With the possible exception of generic female underconfidence caused by years of social conditioning to be a nice inoffensive little girl, I can’t see that any of these really innately apply more to women than they do to men **simply because of their gender** I think if we’re led to believe they do, time & time and time again it becomes a self-fulfilling prophecy.
I personally like David’s attitude here. It really shouldn’t matter – other than for context perhaps.
If I do something, I want to do it well ( yes I have a competitive streak, strike 1 at that argument) but the last thing I want is to be considered particularly differently because I am female.
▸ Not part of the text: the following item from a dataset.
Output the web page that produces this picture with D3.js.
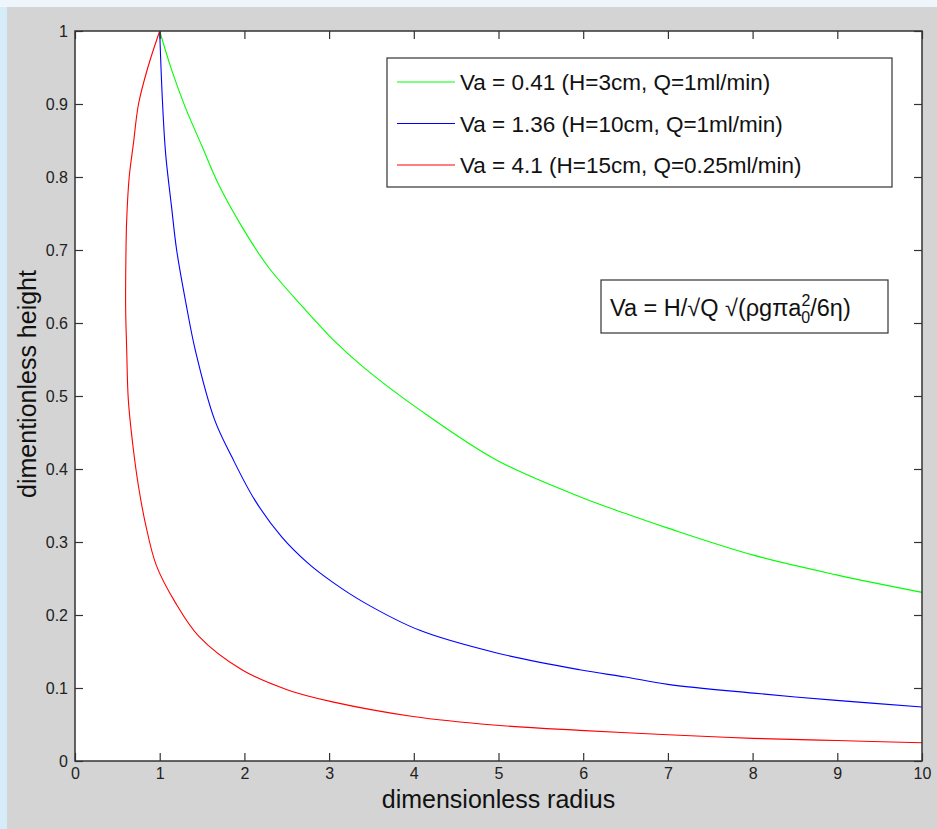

I’d rather not get a job because I am not quite good enough, than get it because my XX has trounced the XY of the slightly better qualified candidate sat next to me. I don’t want to be good ” for a woman” I want to be good, or not, whatever, but on a level playing field.
( ok maybe except on the rugby playing field… I could do without being brought down by 16 stone of full back if you don’t mind!)
I’m coming from two fairly female heavy domains, primary teaching and primary domesticity, and entering one which is still pretty male dominated. If I’m honest, I feel this as something of a relief! I’m aware there are and will be battles and issues, but I’d rather be in this place, than conforming to stereotype, and I’ve always preferred hanging out with the lads, my best friends have been and still are male – (though my girlfriends are vital and God-given just the same) I’ve been to probably nearly as many stag nights as hen nights!
It’s all I think a case of treating people as themselves and not trying to categorise them by gender, or any other attribute, and not assume that because they like Z it’s because they are M or if they’re M they’ll automatically like Z.
This was dealt with humorously on Dave Walker’s Cartoon Church blog where some important points were made in the comments. The Mens’ group thing is a discussion we have quite often here -MrFF co-runs one; I don’t have an objection, its got many of the husbands of women from church that bit more involved, whether socially or spiritually. I don’t suppose they’d really object if I turned up at their curry & ale night ( but I’m at college that weekend)! I do object more to the more strident exclusive theology that *can* emanate from men only groups – but that’s a different post I think – ( and not applicable to MrF’s group, though they’ve had visiting speakers who have come close to the edge..)
The comments on Cartooon Church cheered me enormously, clearly there are more than a few women out there who prefer the pint & curry millieu to the cardmaking & chardonnay. I still refuse to be categorised though… I took delivery of some rather gorgeous purple suede high heels today!